You can find out more of the history of Nonograms/Griddlers at:
http://puzzlemuseum.com/griddler/gridhist.htm

More on the Nonogram name is at:
http://puzzlemuseum.com/nonogram.htm

If we move forward in time, to earlier this year, the Daily Telegraph started publishing a puzzle called Sudoku. This also came from Japan and, being based on numbers, instantly aroused my curiosity. After a little research I found the puzzle was originally published in the UK in 'The Times' newspaper in November 2004 and has proved stunningly popular. Considering the number of references to Sudoku already on the web, I think this is an understatement.

The Sudoku puzzle consists of a grid of 81 squares (9 x 9), split into 9, 3 x 3 boxes.
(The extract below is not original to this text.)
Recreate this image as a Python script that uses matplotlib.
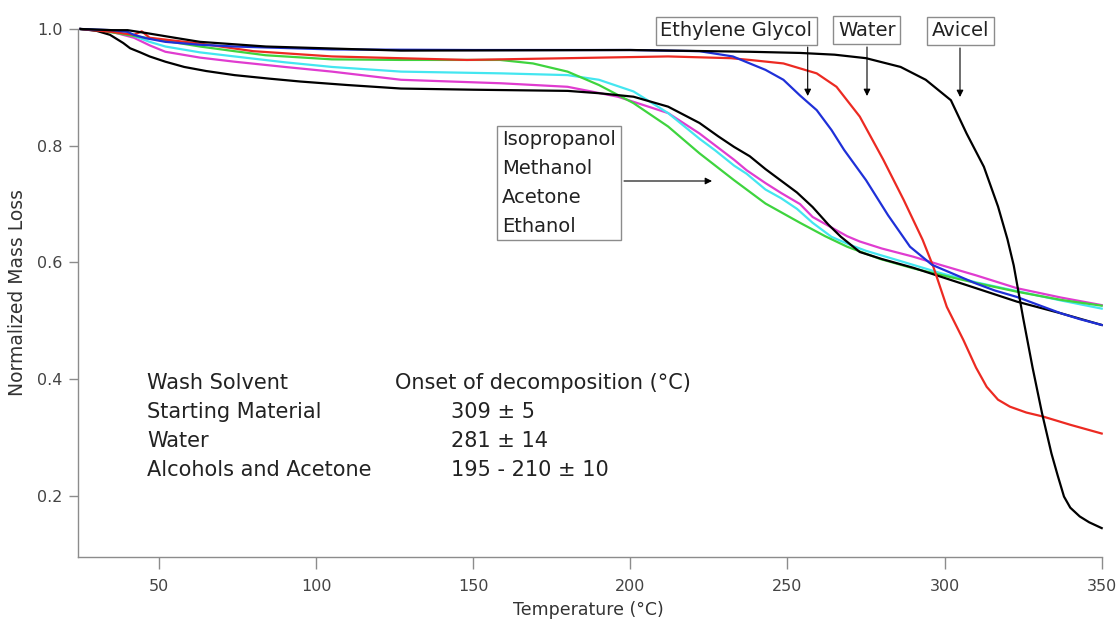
import numpy as np
import matplotlib
matplotlib.use("Agg")
import matplotlib.pyplot as plt

plt.rcParams['font.family'] = ['DejaVu Sans']

# avicel (starting material)
avicel_x = [25, 35, 40, 46, 55, 63, 84, 127, 200, 238, 254, 265, 275, 286, 294, 302, 307,
            312.5, 317, 320, 322, 325, 328, 331, 334, 336, 338, 340, 343, 346, 350]
avicel_y = [1.0, 0.998, 0.998, 0.993, 0.985, 0.978, 0.970, 0.963, 0.964, 0.961, 0.959, 0.956,
            0.950, 0.935, 0.913, 0.878, 0.821, 0.764, 0.696, 0.640, 0.595, 0.505, 0.420, 0.342,
            0.273, 0.235, 0.199, 0.180, 0.165, 0.155, 0.145]

# ethylene glycol
eg_x = [25, 35, 40, 42, 46, 52, 63, 74, 105, 150, 200, 222, 232.6, 238, 243, 248.7, 254, 259.3,
        264, 268, 275, 282, 289, 296, 303, 310, 316, 323, 330, 337, 343, 350]
eg_y = [1.0, 0.998, 0.995, 0.990, 0.984, 0.978, 0.973, 0.970, 0.965, 0.964, 0.964, 0.962, 0.953,
        0.941, 0.930, 0.913, 0.886, 0.861, 0.827, 0.793, 0.741, 0.681, 0.627, 0.596, 0.580, 0.564,
        0.552, 0.541, 0.527, 0.513, 0.503, 0.493]

# water
water_x = [25, 35, 42, 44.5, 47, 55, 63, 80, 105, 148, 180, 212, 232, 238, 248.7, 259.3, 265.6,
           273, 280.5, 287, 293, 296.4, 300.7, 306, 310, 313.4, 317, 320.8, 326, 331.4, 340, 350]
water_y = [1.0, 0.995, 0.990, 0.996, 0.985, 0.980, 0.975, 0.962, 0.953, 0.947, 0.950, 0.953,
           0.950, 0.947, 0.941, 0.924, 0.901, 0.850, 0.776, 0.707, 0.639, 0.593, 0.524, 0.467,
           0.420, 0.387, 0.365, 0.353, 0.343, 0.336, 0.322, 0.307]

# ethanol
etoh_x = [25, 30, 36.5, 42, 47, 55, 63, 74, 84, 105, 127, 158.5, 169, 180, 190, 201, 212, 222,
          233, 243, 254, 262, 269, 279.5, 290, 298.6, 310, 323, 337, 350]
etoh_y = [1.0, 0.998, 0.993, 0.988, 0.984, 0.977, 0.970, 0.962, 0.955, 0.948, 0.947, 0.947,
          0.941, 0.927, 0.904, 0.873, 0.833, 0.787, 0.741, 0.701, 0.668, 0.645, 0.627, 0.606,
          0.590, 0.579, 0.565, 0.550, 0.536, 0.526]

# acetone
acet_x = [25, 35, 42, 47, 52, 63, 74, 90, 105, 127, 159, 180, 190, 201, 212, 222, 227, 233, 237,
          243, 248, 253, 258, 264, 270, 275, 285, 298.6, 310, 323, 337, 350]
acet_y = [1.0, 0.996, 0.988, 0.978, 0.970, 0.960, 0.953, 0.943, 0.935, 0.927, 0.924, 0.921,
          0.913, 0.893, 0.856, 0.812, 0.792, 0.766, 0.752, 0.725, 0.710, 0.692, 0.668, 0.644,
          0.630, 0.620, 0.604, 0.582, 0.566, 0.551, 0.535, 0.521]

# methanol
meoh_x = [25, 35, 42, 47, 52, 63, 74, 90, 105, 127, 159, 180, 196, 212, 222, 233, 237, 243, 248,
          254, 258, 264, 269, 273, 280, 290, 298.6, 310, 323, 337, 350]
meoh_y = [1.0, 0.995, 0.985, 0.972, 0.961, 0.951, 0.944, 0.935, 0.927, 0.913, 0.907, 0.901,
          0.884, 0.856, 0.821, 0.776, 0.758, 0.736, 0.719, 0.700, 0.678, 0.660, 0.645, 0.636,
          0.624, 0.610, 0.596, 0.578, 0.556, 0.540, 0.527]

# isopropanol
ipa_x = [25, 30, 34.4, 38.6, 40.8, 44, 47, 52, 58, 65, 74, 85, 95, 110, 127, 150, 180, 190, 201,
         212, 222, 228, 233, 238, 243, 248, 253, 258, 263, 267, 273, 280, 290, 298.6, 310, 323,
         337, 350]
ipa_y = [1.0, 0.997, 0.990, 0.976, 0.967, 0.960, 0.953, 0.944, 0.935, 0.928, 0.921, 0.915, 0.910,
         0.904, 0.898, 0.896, 0.894, 0.890, 0.884, 0.867, 0.839, 0.816, 0.798, 0.782, 0.760,
         0.740, 0.720, 0.695, 0.665, 0.644, 0.618, 0.606, 0.591, 0.576, 0.556, 0.533, 0.513,
         0.493]

table_solvents = ["Wash Solvent", "Starting Material", "Water", "Alcohols and Acetone"]
table_onset = ["Onset of decomposition (°C)", "309 ± 5", "281 ± 14", "195 - 210 ± 10"]

W, H = 1120, 623
fig = plt.figure(figsize=(W / 100, H / 100), dpi=100)
ax = fig.add_axes([78.3 / W, 1 - 557 / H, (1101.7 - 78.3) / W, (557 - 29) / H])

lw = 1.6
ax.plot(meoh_x, meoh_y, color='#e03cd0', lw=lw, clip_on=False)
ax.plot(acet_x, acet_y, color='#44e6f0', lw=lw, clip_on=False)
ax.plot(etoh_x, etoh_y, color='#3ed43e', lw=lw, clip_on=False)
ax.plot(ipa_x, ipa_y, color='black', lw=lw, clip_on=False)
ax.plot(water_x, water_y, color='#ec2a22', lw=lw, clip_on=False)
ax.plot(eg_x, eg_y, color='#1f30d8', lw=lw, clip_on=False)
ax.plot(avicel_x, avicel_y, color='black', lw=lw, clip_on=False)

ax.set_xlim(24.3, 350)
ax.set_ylim(0.0955, 1.0)
ax.set_xticks([50, 100, 150, 200, 250, 300, 350])
ax.set_yticks([0.2, 0.4, 0.6, 0.8, 1.0])
ax.set_yticklabels(["0.2", "0.4", "0.6", "0.8", "1.0"])
for s in ['top', 'right']:
    ax.spines[s].set_visible(False)
for s in ['left', 'bottom']:
    ax.spines[s].set_color('#8c8c8c')
    ax.spines[s].set_linewidth(1.0)
ax.tick_params(direction='out', width=1, color='#8c8c8c', labelcolor='#444444', labelsize=11.5)
ax.tick_params(axis='x', length=8.5, pad=7)
ax.tick_params(axis='y', length=6.5, pad=5)

fig.text(18 / W, 1 - 293 / H, "Normalized Mass Loss", rotation=90, ha='center', va='center',
         fontsize=13.5, color='#333333')
fig.text(588 / W, 1 - 610 / H, "Temperature (°C)", ha='center', va='center',
         fontsize=12.5, color='#333333')

# onset table
for i in range(len(table_solvents)):
    yy = 1 - (383 + 29 * i) / H
    fig.text(147 / W, yy, table_solvents[i], ha='left', va='center', fontsize=15, color='#222222')
    x2 = 395 if i == 0 else 451
    fig.text(x2 / W, yy, table_onset[i], ha='left', va='center', fontsize=15, color='#222222')

box = dict(boxstyle='square,pad=0.25', fc='white', ec='#8c8c8c', lw=1)


def px(x, y):
    return (x, H - y)


fig.text(736.5 / W, 1 - 31 / H, "Ethylene Glycol", ha='center', va='center', fontsize=14,
         color='#222222', bbox=box)
fig.text(866.7 / W, 1 - 30 / H, "Water", ha='center', va='center', fontsize=14,
         color='#222222', bbox=box)
fig.text(960.5 / W, 1 - 31 / H, "Avicel", ha='center', va='center', fontsize=14,
         color='#222222', bbox=box)
fig.text(502 / W, 1 - 183 / H, "Isopropanol\nMethanol\nAcetone\nEthanol", ha='left', va='center',
         fontsize=14, color='#222222', linespacing=1.65, bbox=box)

arrow = dict(arrowstyle='-|>', color='black', lw=0.8, mutation_scale=10, shrinkA=0, shrinkB=0)
for (x0, y0, x1, y1) in [(807.7, 47, 807.7, 96), (867, 47, 867, 96), (960, 48, 960, 97),
                         (624, 181, 712, 181)]:
    ax.annotate('', xy=px(x1, y1), xytext=px(x0, y0), xycoords='figure pixels',
                textcoords='figure pixels', arrowprops=arrow)

fig.savefig('out.png', dpi=100)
Each row, column and box must contain ALL the numbers 1 to 9. You are given some numbers filled in to start with and the solver has to fill in the rest.
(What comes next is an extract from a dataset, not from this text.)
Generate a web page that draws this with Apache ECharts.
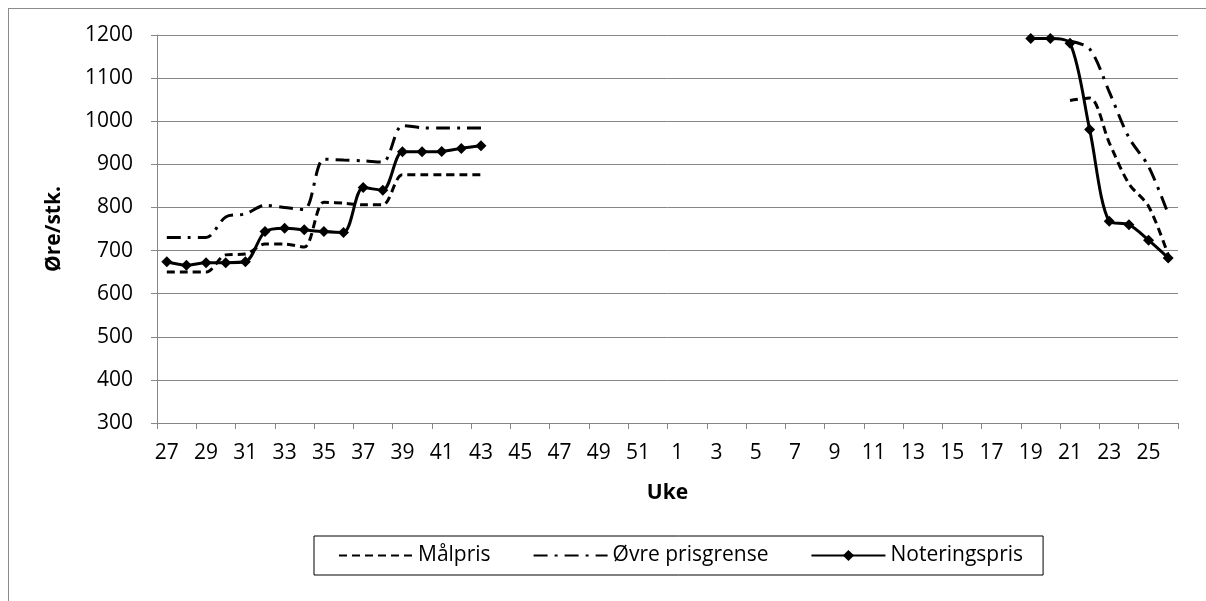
<!DOCTYPE html>
<html>
<head>
<meta charset="utf-8">
<script src="https://cdn.jsdelivr.net/npm/echarts@6/dist/echarts.min.js"></script>
<style>
html,body{margin:0;padding:0;width:1206px;height:601px;overflow:hidden;background:#fff;}
#frame{position:absolute;left:8px;top:8px;width:1400px;height:800px;border:1px solid #8c8c8c;box-sizing:border-box;}
#chart{position:absolute;left:0;top:0;width:1206px;height:601px;}
</style>
</head>
<body>
<div id="frame"></div>
<div id="chart"></div>
<script>
// Categories: weeks 27..52, then 1..26
var weeks = ['27','28','29','30','31','32','33','34','35','36','37','38','39','40','41','42','43','44','45','46','47','48','49','50','51','52',
             '1','2','3','4','5','6','7','8','9','10','11','12','13','14','15','16','17','18','19','20','21','22','23','24','25','26'];

var seriesNames = ['Målpris', 'Øvre prisgrense', 'Noteringspris'];

// weeks 27-43 (17 values), weeks 44-18 (27 gaps), weeks 19-26 (8 values)
var malpris = [650,650,650,690,692,715,715,708,812,810,806,806,876,876,876,876,876,
  null,null,null,null,null,null,null,null,null,
  null,null,null,null,null,null,null,null,null,
  null,null,null,null,null,null,null,null,null,
  null,null,1048,1054,950,855,803,690];

var ovrePrisgrense = [730,730,730,778,785,805,800,795,912,910,908,905,990,985,984,984,984,
  null,null,null,null,null,null,null,null,null,
  null,null,null,null,null,null,null,null,null,
  null,null,null,null,null,null,null,null,null,
  null,null,1186,1168,1068,962,895,785];

var noteringspris = [674,666,672,672,674,744,752,748,744,742,846,840,929,929,930,937,943,
  null,null,null,null,null,null,null,null,null,
  null,null,null,null,null,null,null,null,null,
  null,null,null,null,null,null,null,null,null,
  1192,1192,1181,981,768,760,724,683];

var yTicks = {min: 300, max: 1200, interval: 100};

var FONT = 'Open Sans';
var chart = echarts.init(document.getElementById('chart'), null, {renderer: 'canvas'});
var option = {
  animation: false,
  backgroundColor: 'transparent',
  textStyle: {fontFamily: FONT},
  grid: {left: 157, right: 28, top: 35, bottom: 178, containLabel: false},
  legend: {
    left: 314, top: 536,
    orient: 'horizontal',
    borderColor: '#000', borderWidth: 1,
    padding: [9, 20, 9, 24],
    itemWidth: 74, itemHeight: 14, itemGap: 42,
    textStyle: {fontFamily: FONT, fontSize: 21, color: '#000'},
    data: seriesNames
  },
  xAxis: {
    type: 'category',
    data: weeks,
    boundaryGap: true,
    name: 'Uke',
    nameLocation: 'middle',
    nameGap: 60,
    nameTextStyle: {fontFamily: FONT, fontSize: 21, fontWeight: 'bold', color: '#000'},
    axisLine: {lineStyle: {color: '#868686', width: 1}},
    axisTick: {show: true, interval: 1, length: 6, lineStyle: {color: '#868686'}},
    axisLabel: {interval: 1, fontFamily: FONT, fontSize: 21, color: '#000', margin: 20},
    splitLine: {show: false}
  },
  yAxis: {
    type: 'value',
    min: yTicks.min, max: yTicks.max, interval: yTicks.interval,
    name: 'Øre/stk.',
    nameLocation: 'middle',
    nameGap: 92,
    nameRotate: 90,
    nameTextStyle: {fontFamily: FONT, fontSize: 21, fontWeight: 'bold', color: '#000'},
    axisLine: {show: true, lineStyle: {color: '#868686', width: 1}},
    axisTick: {show: true, length: 6, lineStyle: {color: '#868686'}},
    axisLabel: {fontFamily: FONT, fontSize: 21, color: '#000', margin: 24,
      formatter: function (v) { return String(v); }},
    splitLine: {show: true, lineStyle: {color: '#868686', width: 1}}
  },
  series: [
    {
      name: seriesNames[0], type: 'line', data: malpris,
      smooth: 0.3, connectNulls: false, showSymbol: false, symbol: 'circle',
      lineStyle: {color: '#000', width: 3, type: [8, 5]},
      itemStyle: {color: '#000', opacity: 0}
    },
    {
      name: seriesNames[1], type: 'line', data: ovrePrisgrense,
      smooth: 0.3, connectNulls: false, showSymbol: false, symbol: 'circle',
      lineStyle: {color: '#000', width: 3, type: [14, 7, 3, 7]},
      itemStyle: {color: '#000', opacity: 0}
    },
    {
      name: seriesNames[2], type: 'line', data: noteringspris,
      smooth: 0.3, connectNulls: false,
      symbol: 'diamond', symbolSize: 11, showSymbol: true,
      lineStyle: {color: '#000', width: 3, type: 'solid'},
      itemStyle: {color: '#000'}
    }
  ]
};
chart.setOption(option);
</script>
</body>
</html>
Here is an example of a Sudoku puzzle and its solution.

Now, the Sudoku puzzle can sometimes be quite easy to solve and, at other times, diabolical. The Daily Telegraph grade their puzzles, getting progressively more difficult through the week! I warn you that these puzzles are extremely addictive.

The nice thing about Sudoku puzzles is that computer programs can be written to create them and to solve them. I used my favourite to create the above example. I find it amusing that the Times newspaper puzzle is set by an author who has the web site www.sudoku.co.uk and the Daily Telegraph puzzle is set by an author who has the web site www.sudoku.org.uk. The first of these web sites is trying to sell a computer program for cash. The latter is purely for fun and includes an archive of puzzles to date and helpful hints on how to solve Sudoku. It also hosts a forum for solvers.

As I said previously, there are lots of references to Sudoku on the web and it does not take long to find a variety of programs free of charge.

My favourite is Mark Huckvale's Sudoku creator/solver. It can be found at:

http://www.phon.ucl.ac.uk/home/mark/sudoku/

Apart from being the only program to be able to create puzzles I have found, it is dead easy to use. No keyboarding is required. Being written in Javascript, it will work in any suitable browser, in Linux as well as Windows and presumably on a Mac.

Another Javascript program can be found at:

http://www.sudokusolver.co.uk/

This program is unique in that it will explain how the solution is found. However, it will not solve the more difficult problems.

A solver that uses Excel can be found at:

http://www.di-mgt.com.au/sudoku.html

Finally, there is a program that runs as a Windows executable.

http://www.sudoku-solver.com/

If this article has whet your appetite for pencil puzzles a look at the following Japanese web sites, (written in English), will provide some different puzzle ideas and examples to solve.

http://www.puzzle.jp/index-e.html
http://www.nikoli.co.jp/en/

Have a good time puzzling, but do not get too addicted. Make sure to spare enough time to have a look at the ICPUG web site occasionally!

Update 13/05/2005

When James Dalgety made some comments on the original version of this article, which have been incorporated, he finished his e-mail with the salutation, "Happy Metagrobologising". I did not know what it meant at the time! I have since been told that Metagrobologising is the technical term for solving puzzles.

Update 16/06/2005

Caroline Begbie writes to tell me that, in Australia, Nonograms are known as Tsunami. She also mentioned a web site:
http://www.playtsunami.com

This website contains many online tools for creating, solving and submitting for upload Tsunami puzzles. There is also a program to download that allows you the same functionality offline. However, I am not sure whether it is freeware, shareware or commercial software.

The other interesting thing about this site is that it introduces Nonograms in colour!

Encouraged by Caroline's e-mail I did a new search for Nonograms and found some programs that would solve them. Curiously, the major site seems to have programs to run under the Risc OS and nothing more. However, I have found a program written in Java and there are some online solvers. In all of them providing the input data is a bit tedious. I would not recommend any of them as the definitive creator or solver as yet.